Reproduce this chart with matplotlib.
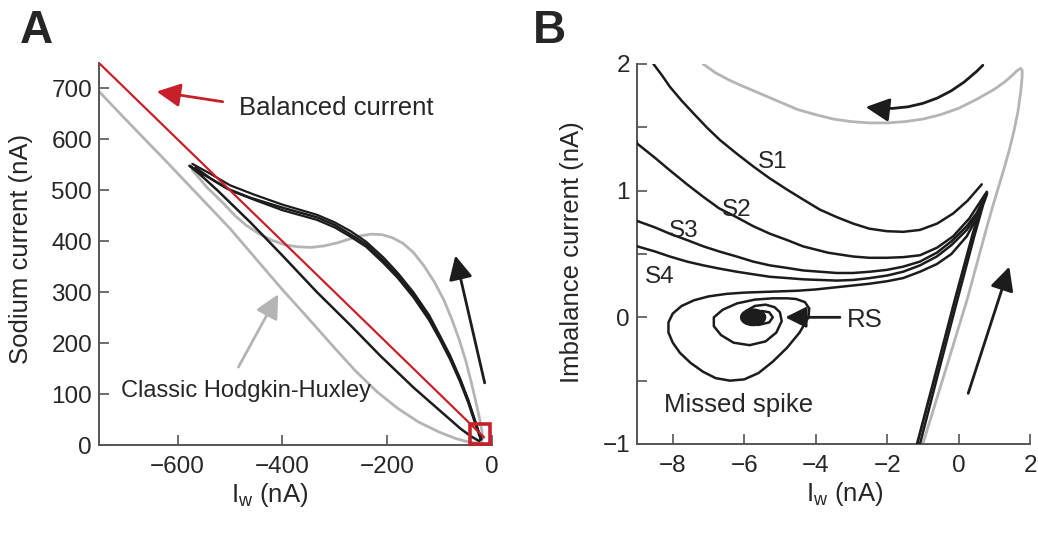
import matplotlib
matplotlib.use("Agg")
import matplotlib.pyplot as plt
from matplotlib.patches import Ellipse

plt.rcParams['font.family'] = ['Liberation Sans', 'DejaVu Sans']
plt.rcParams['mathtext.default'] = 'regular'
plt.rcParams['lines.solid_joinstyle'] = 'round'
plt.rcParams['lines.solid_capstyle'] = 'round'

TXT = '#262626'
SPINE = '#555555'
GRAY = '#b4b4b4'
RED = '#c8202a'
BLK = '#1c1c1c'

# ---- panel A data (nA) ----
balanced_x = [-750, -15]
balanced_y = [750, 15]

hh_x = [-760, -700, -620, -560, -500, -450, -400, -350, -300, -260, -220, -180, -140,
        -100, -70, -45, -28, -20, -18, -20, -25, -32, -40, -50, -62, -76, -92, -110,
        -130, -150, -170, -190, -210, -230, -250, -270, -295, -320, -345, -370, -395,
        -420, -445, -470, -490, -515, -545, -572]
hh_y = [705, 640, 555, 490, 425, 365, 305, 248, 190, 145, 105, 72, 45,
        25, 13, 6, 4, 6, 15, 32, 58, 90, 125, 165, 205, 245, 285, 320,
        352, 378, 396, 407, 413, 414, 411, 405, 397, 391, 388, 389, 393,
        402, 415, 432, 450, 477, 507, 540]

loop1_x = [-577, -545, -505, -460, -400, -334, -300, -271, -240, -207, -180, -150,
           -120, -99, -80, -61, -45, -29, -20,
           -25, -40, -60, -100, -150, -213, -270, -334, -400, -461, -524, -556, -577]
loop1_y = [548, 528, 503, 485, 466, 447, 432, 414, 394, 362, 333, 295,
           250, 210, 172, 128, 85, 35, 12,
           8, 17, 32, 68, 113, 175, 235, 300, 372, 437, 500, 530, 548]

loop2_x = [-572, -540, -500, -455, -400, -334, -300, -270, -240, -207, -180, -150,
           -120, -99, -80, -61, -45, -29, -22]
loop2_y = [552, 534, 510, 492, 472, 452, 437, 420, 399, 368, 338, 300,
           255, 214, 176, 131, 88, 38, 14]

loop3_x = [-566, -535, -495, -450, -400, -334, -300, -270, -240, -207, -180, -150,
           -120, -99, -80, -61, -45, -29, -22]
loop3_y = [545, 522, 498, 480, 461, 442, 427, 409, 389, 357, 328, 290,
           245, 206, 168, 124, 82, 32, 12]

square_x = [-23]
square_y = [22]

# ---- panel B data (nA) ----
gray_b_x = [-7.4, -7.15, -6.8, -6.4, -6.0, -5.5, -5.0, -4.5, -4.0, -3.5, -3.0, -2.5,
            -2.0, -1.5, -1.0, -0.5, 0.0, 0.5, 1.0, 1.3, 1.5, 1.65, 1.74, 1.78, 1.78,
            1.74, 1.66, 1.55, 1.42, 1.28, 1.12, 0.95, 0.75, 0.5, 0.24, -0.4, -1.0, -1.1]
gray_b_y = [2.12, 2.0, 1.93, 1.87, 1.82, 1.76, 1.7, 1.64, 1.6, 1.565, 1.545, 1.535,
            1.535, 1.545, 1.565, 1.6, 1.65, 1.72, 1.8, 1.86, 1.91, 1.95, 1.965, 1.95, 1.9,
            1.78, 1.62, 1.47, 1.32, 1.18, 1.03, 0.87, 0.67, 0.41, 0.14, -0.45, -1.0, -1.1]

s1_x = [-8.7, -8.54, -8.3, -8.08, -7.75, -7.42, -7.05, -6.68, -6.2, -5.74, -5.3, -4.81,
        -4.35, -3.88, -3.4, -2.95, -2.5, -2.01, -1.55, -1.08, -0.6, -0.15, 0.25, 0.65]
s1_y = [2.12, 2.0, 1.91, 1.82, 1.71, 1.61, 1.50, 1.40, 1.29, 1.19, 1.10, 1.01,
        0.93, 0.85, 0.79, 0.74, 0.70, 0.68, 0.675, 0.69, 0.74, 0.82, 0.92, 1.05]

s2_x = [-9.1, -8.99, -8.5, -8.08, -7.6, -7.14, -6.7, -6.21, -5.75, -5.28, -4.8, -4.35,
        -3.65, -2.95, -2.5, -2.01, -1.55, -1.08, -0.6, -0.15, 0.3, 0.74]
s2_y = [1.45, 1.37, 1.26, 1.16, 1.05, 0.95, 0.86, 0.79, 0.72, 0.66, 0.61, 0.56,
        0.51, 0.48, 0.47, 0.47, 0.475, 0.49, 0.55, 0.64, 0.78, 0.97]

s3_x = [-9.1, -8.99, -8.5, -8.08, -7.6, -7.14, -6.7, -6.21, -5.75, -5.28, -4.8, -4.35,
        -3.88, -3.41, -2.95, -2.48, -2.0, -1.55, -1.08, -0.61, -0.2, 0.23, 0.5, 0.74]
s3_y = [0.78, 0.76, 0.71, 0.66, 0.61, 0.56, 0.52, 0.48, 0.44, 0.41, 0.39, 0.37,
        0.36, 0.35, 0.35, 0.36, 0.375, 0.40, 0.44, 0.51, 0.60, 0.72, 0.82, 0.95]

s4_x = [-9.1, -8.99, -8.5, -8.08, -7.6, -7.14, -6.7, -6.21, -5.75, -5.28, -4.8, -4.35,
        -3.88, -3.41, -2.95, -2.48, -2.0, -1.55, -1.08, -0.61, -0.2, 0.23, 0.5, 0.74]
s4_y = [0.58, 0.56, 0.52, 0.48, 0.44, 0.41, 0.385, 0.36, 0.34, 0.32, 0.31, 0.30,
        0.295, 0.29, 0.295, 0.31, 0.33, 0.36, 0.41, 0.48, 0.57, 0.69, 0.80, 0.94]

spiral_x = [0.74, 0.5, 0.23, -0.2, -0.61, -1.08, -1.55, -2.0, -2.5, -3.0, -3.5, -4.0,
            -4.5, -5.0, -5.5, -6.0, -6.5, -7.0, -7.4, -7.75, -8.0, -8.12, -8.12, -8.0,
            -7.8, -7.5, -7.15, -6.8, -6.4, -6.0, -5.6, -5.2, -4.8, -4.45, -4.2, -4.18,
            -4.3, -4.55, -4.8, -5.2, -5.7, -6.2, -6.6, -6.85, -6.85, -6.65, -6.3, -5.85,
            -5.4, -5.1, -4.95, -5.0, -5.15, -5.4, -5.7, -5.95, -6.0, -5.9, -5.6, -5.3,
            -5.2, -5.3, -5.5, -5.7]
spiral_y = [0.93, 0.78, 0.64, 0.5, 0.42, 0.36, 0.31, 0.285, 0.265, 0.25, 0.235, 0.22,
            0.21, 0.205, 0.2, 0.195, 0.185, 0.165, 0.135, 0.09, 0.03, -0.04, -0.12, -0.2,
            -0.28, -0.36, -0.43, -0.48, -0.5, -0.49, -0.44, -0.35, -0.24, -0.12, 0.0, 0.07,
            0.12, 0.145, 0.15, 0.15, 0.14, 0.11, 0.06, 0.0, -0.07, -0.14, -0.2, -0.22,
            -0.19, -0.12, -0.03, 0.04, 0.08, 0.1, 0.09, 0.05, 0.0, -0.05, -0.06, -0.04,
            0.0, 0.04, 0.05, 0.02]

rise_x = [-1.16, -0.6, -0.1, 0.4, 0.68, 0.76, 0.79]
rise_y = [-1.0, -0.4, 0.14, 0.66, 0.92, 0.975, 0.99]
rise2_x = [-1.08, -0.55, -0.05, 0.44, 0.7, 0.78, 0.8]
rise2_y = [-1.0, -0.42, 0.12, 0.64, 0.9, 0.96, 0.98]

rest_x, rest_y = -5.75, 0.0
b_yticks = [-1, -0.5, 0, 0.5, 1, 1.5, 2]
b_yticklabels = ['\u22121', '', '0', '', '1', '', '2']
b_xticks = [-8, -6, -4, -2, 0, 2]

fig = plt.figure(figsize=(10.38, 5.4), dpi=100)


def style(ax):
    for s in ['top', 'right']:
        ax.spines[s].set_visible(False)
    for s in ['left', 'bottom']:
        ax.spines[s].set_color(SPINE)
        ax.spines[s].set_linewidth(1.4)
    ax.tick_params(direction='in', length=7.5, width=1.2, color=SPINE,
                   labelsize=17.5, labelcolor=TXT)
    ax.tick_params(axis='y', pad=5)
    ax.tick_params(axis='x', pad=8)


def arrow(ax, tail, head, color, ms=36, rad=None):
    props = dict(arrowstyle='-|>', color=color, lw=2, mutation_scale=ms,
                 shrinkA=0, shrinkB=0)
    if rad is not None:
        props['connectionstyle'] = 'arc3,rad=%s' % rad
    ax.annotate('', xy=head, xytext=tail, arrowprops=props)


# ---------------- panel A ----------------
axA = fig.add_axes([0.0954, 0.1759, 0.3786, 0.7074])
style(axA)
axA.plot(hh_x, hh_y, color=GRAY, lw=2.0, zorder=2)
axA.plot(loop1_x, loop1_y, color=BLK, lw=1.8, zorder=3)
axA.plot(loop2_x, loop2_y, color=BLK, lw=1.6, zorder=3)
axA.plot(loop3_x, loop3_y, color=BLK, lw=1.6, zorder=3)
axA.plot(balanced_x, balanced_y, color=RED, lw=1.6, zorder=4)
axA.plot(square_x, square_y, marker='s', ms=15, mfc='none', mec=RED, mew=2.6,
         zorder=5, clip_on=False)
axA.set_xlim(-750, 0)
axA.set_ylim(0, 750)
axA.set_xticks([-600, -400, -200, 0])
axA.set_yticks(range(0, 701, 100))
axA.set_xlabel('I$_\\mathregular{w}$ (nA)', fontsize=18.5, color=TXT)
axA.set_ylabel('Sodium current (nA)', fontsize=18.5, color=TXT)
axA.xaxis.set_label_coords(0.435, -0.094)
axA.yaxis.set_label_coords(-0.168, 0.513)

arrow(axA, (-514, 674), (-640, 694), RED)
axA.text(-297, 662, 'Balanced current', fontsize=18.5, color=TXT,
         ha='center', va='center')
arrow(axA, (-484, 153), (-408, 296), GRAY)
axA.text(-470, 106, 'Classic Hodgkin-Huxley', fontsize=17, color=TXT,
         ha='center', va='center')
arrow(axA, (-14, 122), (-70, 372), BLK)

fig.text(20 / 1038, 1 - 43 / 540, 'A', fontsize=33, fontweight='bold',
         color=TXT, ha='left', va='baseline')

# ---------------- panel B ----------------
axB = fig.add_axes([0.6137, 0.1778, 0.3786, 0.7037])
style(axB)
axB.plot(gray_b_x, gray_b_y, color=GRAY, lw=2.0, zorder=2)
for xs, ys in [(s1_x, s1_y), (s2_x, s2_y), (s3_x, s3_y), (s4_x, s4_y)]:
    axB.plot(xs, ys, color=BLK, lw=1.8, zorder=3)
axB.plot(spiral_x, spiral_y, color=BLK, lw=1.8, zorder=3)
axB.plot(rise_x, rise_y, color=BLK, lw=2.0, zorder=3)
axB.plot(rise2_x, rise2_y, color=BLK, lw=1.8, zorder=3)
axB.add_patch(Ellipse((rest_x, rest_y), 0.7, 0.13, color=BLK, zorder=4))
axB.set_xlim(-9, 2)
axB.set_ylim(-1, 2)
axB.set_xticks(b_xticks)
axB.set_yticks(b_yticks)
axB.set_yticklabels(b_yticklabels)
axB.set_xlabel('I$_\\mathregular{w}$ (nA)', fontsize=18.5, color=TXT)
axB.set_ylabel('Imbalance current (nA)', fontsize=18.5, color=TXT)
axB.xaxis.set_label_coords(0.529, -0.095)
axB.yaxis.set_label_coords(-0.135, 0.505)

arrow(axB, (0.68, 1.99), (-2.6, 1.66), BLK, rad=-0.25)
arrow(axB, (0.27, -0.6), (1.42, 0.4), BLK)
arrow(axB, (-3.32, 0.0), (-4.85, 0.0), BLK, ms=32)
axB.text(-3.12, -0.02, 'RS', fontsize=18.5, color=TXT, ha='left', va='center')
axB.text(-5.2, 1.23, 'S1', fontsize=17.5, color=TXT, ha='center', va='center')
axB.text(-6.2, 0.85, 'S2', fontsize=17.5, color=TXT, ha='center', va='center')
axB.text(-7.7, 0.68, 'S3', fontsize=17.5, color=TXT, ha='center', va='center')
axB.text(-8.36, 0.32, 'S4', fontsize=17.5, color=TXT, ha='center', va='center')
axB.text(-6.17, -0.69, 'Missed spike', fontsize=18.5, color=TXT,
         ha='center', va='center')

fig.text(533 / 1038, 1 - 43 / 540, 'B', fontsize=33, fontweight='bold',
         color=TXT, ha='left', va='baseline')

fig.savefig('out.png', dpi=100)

------------------------

Repeat only the lines from the beginning of the material through the line containing "500, 530, 548]", both ends kept, leaving pictures out.

Reproduce this chart with matplotlib.
import matplotlib
matplotlib.use("Agg")
import matplotlib.pyplot as plt
from matplotlib.patches import Ellipse

plt.rcParams['font.family'] = ['Liberation Sans', 'DejaVu Sans']
plt.rcParams['mathtext.default'] = 'regular'
plt.rcParams['lines.solid_joinstyle'] = 'round'
plt.rcParams['lines.solid_capstyle'] = 'round'

TXT = '#262626'
SPINE = '#555555'
GRAY = '#b4b4b4'
RED = '#c8202a'
BLK = '#1c1c1c'

# ---- panel A data (nA) ----
balanced_x = [-750, -15]
balanced_y = [750, 15]

hh_x = [-760, -700, -620, -560, -500, -450, -400, -350, -300, -260, -220, -180, -140,
        -100, -70, -45, -28, -20, -18, -20, -25, -32, -40, -50, -62, -76, -92, -110,
        -130, -150, -170, -190, -210, -230, -250, -270, -295, -320, -345, -370, -395,
        -420, -445, -470, -490, -515, -545, -572]
hh_y = [705, 640, 555, 490, 425, 365, 305, 248, 190, 145, 105, 72, 45,
        25, 13, 6, 4, 6, 15, 32, 58, 90, 125, 165, 205, 245, 285, 320,
        352, 378, 396, 407, 413, 414, 411, 405, 397, 391, 388, 389, 393,
        402, 415, 432, 450, 477, 507, 540]

loop1_x = [-577, -545, -505, -460, -400, -334, -300, -271, -240, -207, -180, -150,
           -120, -99, -80, -61, -45, -29, -20,
           -25, -40, -60, -100, -150, -213, -270, -334, -400, -461, -524, -556, -577]
loop1_y = [548, 528, 503, 485, 466, 447, 432, 414, 394, 362, 333, 295,
           250, 210, 172, 128, 85, 35, 12,
           8, 17, 32, 68, 113, 175, 235, 300, 372, 437, 500, 530, 548]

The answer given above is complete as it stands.